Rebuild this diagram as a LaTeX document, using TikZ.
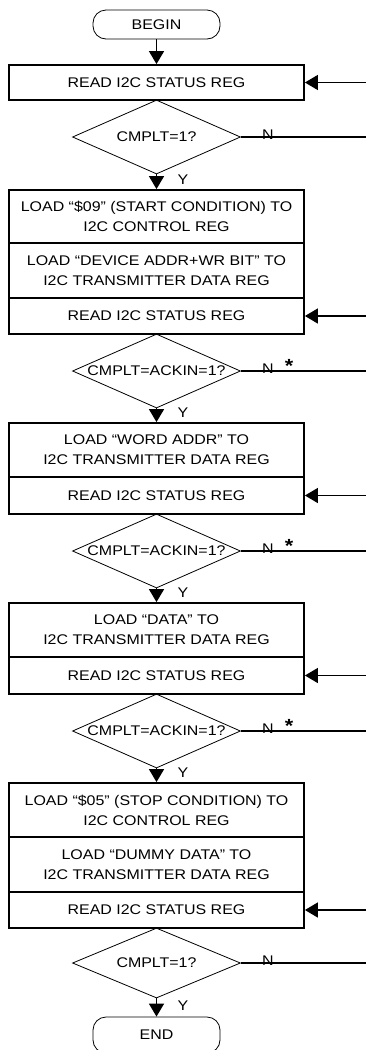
\documentclass[tikz,border=0pt]{standalone}
\usepackage{fontspec}
\setmainfont{Liberation Sans}[FakeStretch=1.14]
\usetikzlibrary{shapes.geometric,arrows.meta}
\begin{document}
\begin{tikzpicture}[x=1pt,y=-1pt,
  txt/.style={font=\fontsize{14}{20}\selectfont},
  box/.style={draw,line width=1.8pt,minimum width=295pt,inner sep=0pt,align=center,txt},
  dia/.style={draw,shape=diamond,line width=0.8pt,minimum width=168pt,minimum height=74pt,inner sep=0pt},
  term/.style={draw,line width=0.8pt,rounded corners=13pt,minimum width=127pt,minimum height=29pt,inner sep=0pt,txt},
  arr/.style={line width=1.4pt,-{Triangle[length=13pt,width=15pt]}},
  conn/.style={line width=1.4pt},
  lab/.style={txt,inner sep=0pt,anchor=base},
  star/.style={font=\fontsize{19}{19}\selectfont\bfseries,inner sep=0pt,anchor=base}]
\useasboundingbox (0,0) rectangle (366,1050);
\clip (0,0) rectangle (366,1050);
% terminals
\node[term] (begin) at (156.5,24.5) {BEGIN};
\node[term,minimum height=36pt] (end) at (156.5,1035) {END};
% boxes
\node[box,minimum height=35pt] (b1) at (156.5,82.5) {READ I2C STATUS REG};
\node[box,minimum height=53pt] (b2a) at (156.5,216.5) {LOAD “\$09” (START CONDITION) TO\\I2C CONTROL REG};
\node[box,minimum height=55pt] (b2b) at (156.5,270.5) {LOAD “DEVICE ADDR+WR BIT” TO\\I2C TRANSMITTER DATA REG};
\node[box,minimum height=36pt] (b2c) at (156.5,316) {READ I2C STATUS REG};
\node[box,minimum height=54pt] (b3a) at (156.5,450) {LOAD “WORD ADDR” TO\\I2C TRANSMITTER DATA REG};
\node[box,minimum height=37pt] (b3b) at (156.5,495.5) {READ I2C STATUS REG};
\node[box,minimum height=54pt] (b4a) at (156.5,630) {LOAD “DATA” TO\\I2C TRANSMITTER DATA REG};
\node[box,minimum height=37pt] (b4b) at (156.5,675.5) {READ I2C STATUS REG};
\node[box,minimum height=54pt] (b5a) at (156.5,810) {LOAD “\$05” (STOP CONDITION) TO\\I2C CONTROL REG};
\node[box,minimum height=55pt] (b5b) at (156.5,864.5) {LOAD “DUMMY DATA” TO\\I2C TRANSMITTER DATA REG};
\node[box,minimum height=36pt] (b5c) at (156.5,910) {READ I2C STATUS REG};
% decisions
\node[dia] (d1) at (156.5,137) {};
\node[txt,inner sep=0pt] (t1) at (d1.center) {CMPLT=1?};
\node[dia] (d2) at (156.5,371) {};
\node[txt,inner sep=0pt] (t2) at (d2.center) {CMPLT=ACKIN=1?};
\node[dia] (d3) at (156.5,551) {};
\node[txt,inner sep=0pt] (t3) at (d3.center) {CMPLT=ACKIN=1?};
\node[dia] (d4) at (156.5,731) {};
\node[txt,inner sep=0pt] (t4) at (d4.center) {CMPLT=ACKIN=1?};
\node[dia,minimum height=70pt] (d5) at (156.5,963) {};
\node[txt,inner sep=0pt] (t5) at (d5.center) {CMPLT=1?};
% main flow arrows
\draw[arr] (begin.south) -- (b1.north);
\draw[arr] (d1.south) -- (b2a.north);
\draw[arr] (d2.south) -- (b3a.north);
\draw[arr] (d3.south) -- (b4a.north);
\draw[arr] (d4.south) -- (b5a.north);
\draw[arr] (d5.south) -- (end.north);
% Y labels
\node[lab] (y1) at (183,184) {Y};
\node[lab] (y2) at (183,417) {Y};
\node[lab] (y3) at (183,597) {Y};
\node[lab] (y4) at (183,777) {Y};
\node[lab] (y5) at (183,1010) {Y};
% right side return arrows
\coordinate (r1) at (370,82.5);
\coordinate (r2) at (370,316);
\coordinate (r3) at (370,495.5);
\coordinate (r4) at (370,675.5);
\coordinate (r5) at (370,910);
\draw[arr] (r1) -- (b1.east);
\draw[arr] (r2) -- (b2c.east);
\draw[arr] (r3) -- (b3b.east);
\draw[arr] (r4) -- (b4b.east);
\draw[arr] (r5) -- (b5c.east);
% N exits
\coordinate (n1) at (370,137);
\coordinate (n2) at (370,371);
\coordinate (n3) at (370,551);
\coordinate (n4) at (370,731);
\coordinate (n5) at (370,963);
\draw[conn] (d1.east) -- (n1);
\draw[conn] (d2.east) -- (n2);
\draw[conn] (d3.east) -- (n3);
\draw[conn] (d4.east) -- (n4);
\draw[conn] (d5.east) -- (n5);
\node[lab] (nl1) at (268,139) {N};
\node[lab] (nl2) at (268,373) {N};
\node[lab] (nl3) at (268,553) {N};
\node[lab] (nl4) at (268,733) {N};
\node[lab] (nl5) at (268,965) {N};
\node[star] (s2) at (289,372) {*};
\node[star] (s3) at (289,552) {*};
\node[star] (s4) at (289,732) {*};
\end{tikzpicture}
\end{document}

• Given problem
Make an exact copy of the data, leaving its pictures out.

• Full answer
Rebuild this diagram as a LaTeX document, using TikZ.
\documentclass[tikz,border=0pt]{standalone}
\usepackage{fontspec}
\setmainfont{Liberation Sans}[FakeStretch=1.14]
\usetikzlibrary{shapes.geometric,arrows.meta}
\begin{document}
\begin{tikzpicture}[x=1pt,y=-1pt,
  txt/.style={font=\fontsize{14}{20}\selectfont},
  box/.style={draw,line width=1.8pt,minimum width=295pt,inner sep=0pt,align=center,txt},
  dia/.style={draw,shape=diamond,line width=0.8pt,minimum width=168pt,minimum height=74pt,inner sep=0pt},
  term/.style={draw,line width=0.8pt,rounded corners=13pt,minimum width=127pt,minimum height=29pt,inner sep=0pt,txt},
  arr/.style={line width=1.4pt,-{Triangle[length=13pt,width=15pt]}},
  conn/.style={line width=1.4pt},
  lab/.style={txt,inner sep=0pt,anchor=base},
  star/.style={font=\fontsize{19}{19}\selectfont\bfseries,inner sep=0pt,anchor=base}]
\useasboundingbox (0,0) rectangle (366,1050);
\clip (0,0) rectangle (366,1050);
% terminals
\node[term] (begin) at (156.5,24.5) {BEGIN};
\node[term,minimum height=36pt] (end) at (156.5,1035) {END};
% boxes
\node[box,minimum height=35pt] (b1) at (156.5,82.5) {READ I2C STATUS REG};
\node[box,minimum height=53pt] (b2a) at (156.5,216.5) {LOAD “\$09” (START CONDITION) TO\\I2C CONTROL REG};
\node[box,minimum height=55pt] (b2b) at (156.5,270.5) {LOAD “DEVICE ADDR+WR BIT” TO\\I2C TRANSMITTER DATA REG};
\node[box,minimum height=36pt] (b2c) at (156.5,316) {READ I2C STATUS REG};
\node[box,minimum height=54pt] (b3a) at (156.5,450) {LOAD “WORD ADDR” TO\\I2C TRANSMITTER DATA REG};
\node[box,minimum height=37pt] (b3b) at (156.5,495.5) {READ I2C STATUS REG};
\node[box,minimum height=54pt] (b4a) at (156.5,630) {LOAD “DATA” TO\\I2C TRANSMITTER DATA REG};
\node[box,minimum height=37pt] (b4b) at (156.5,675.5) {READ I2C STATUS REG};
\node[box,minimum height=54pt] (b5a) at (156.5,810) {LOAD “\$05” (STOP CONDITION) TO\\I2C CONTROL REG};
\node[box,minimum height=55pt] (b5b) at (156.5,864.5) {LOAD “DUMMY DATA” TO\\I2C TRANSMITTER DATA REG};
\node[box,minimum height=36pt] (b5c) at (156.5,910) {READ I2C STATUS REG};
% decisions
\node[dia] (d1) at (156.5,137) {};
\node[txt,inner sep=0pt] (t1) at (d1.center) {CMPLT=1?};
\node[dia] (d2) at (156.5,371) {};
\node[txt,inner sep=0pt] (t2) at (d2.center) {CMPLT=ACKIN=1?};
\node[dia] (d3) at (156.5,551) {};
\node[txt,inner sep=0pt] (t3) at (d3.center) {CMPLT=ACKIN=1?};
\node[dia] (d4) at (156.5,731) {};
\node[txt,inner sep=0pt] (t4) at (d4.center) {CMPLT=ACKIN=1?};
\node[dia,minimum height=70pt] (d5) at (156.5,963) {};
\node[txt,inner sep=0pt] (t5) at (d5.center) {CMPLT=1?};
% main flow arrows
\draw[arr] (begin.south) -- (b1.north);
\draw[arr] (d1.south) -- (b2a.north);
\draw[arr] (d2.south) -- (b3a.north);
\draw[arr] (d3.south) -- (b4a.north);
\draw[arr] (d4.south) -- (b5a.north);
\draw[arr] (d5.south) -- (end.north);
% Y labels
\node[lab] (y1) at (183,184) {Y};
\node[lab] (y2) at (183,417) {Y};
\node[lab] (y3) at (183,597) {Y};
\node[lab] (y4) at (183,777) {Y};
\node[lab] (y5) at (183,1010) {Y};
% right side return arrows
\coordinate (r1) at (370,82.5);
\coordinate (r2) at (370,316);
\coordinate (r3) at (370,495.5);
\coordinate (r4) at (370,675.5);
\coordinate (r5) at (370,910);
\draw[arr] (r1) -- (b1.east);
\draw[arr] (r2) -- (b2c.east);
\draw[arr] (r3) -- (b3b.east);
\draw[arr] (r4) -- (b4b.east);
\draw[arr] (r5) -- (b5c.east);
% N exits
\coordinate (n1) at (370,137);
\coordinate (n2) at (370,371);
\coordinate (n3) at (370,551);
\coordinate (n4) at (370,731);
\coordinate (n5) at (370,963);
\draw[conn] (d1.east) -- (n1);
\draw[conn] (d2.east) -- (n2);
\draw[conn] (d3.east) -- (n3);
\draw[conn] (d4.east) -- (n4);
\draw[conn] (d5.east) -- (n5);
\node[lab] (nl1) at (268,139) {N};
\node[lab] (nl2) at (268,373) {N};
\node[lab] (nl3) at (268,553) {N};
\node[lab] (nl4) at (268,733) {N};
\node[lab] (nl5) at (268,965) {N};
\node[star] (s2) at (289,372) {*};
\node[star] (s3) at (289,552) {*};
\node[star] (s4) at (289,732) {*};
\end{tikzpicture}
\end{document}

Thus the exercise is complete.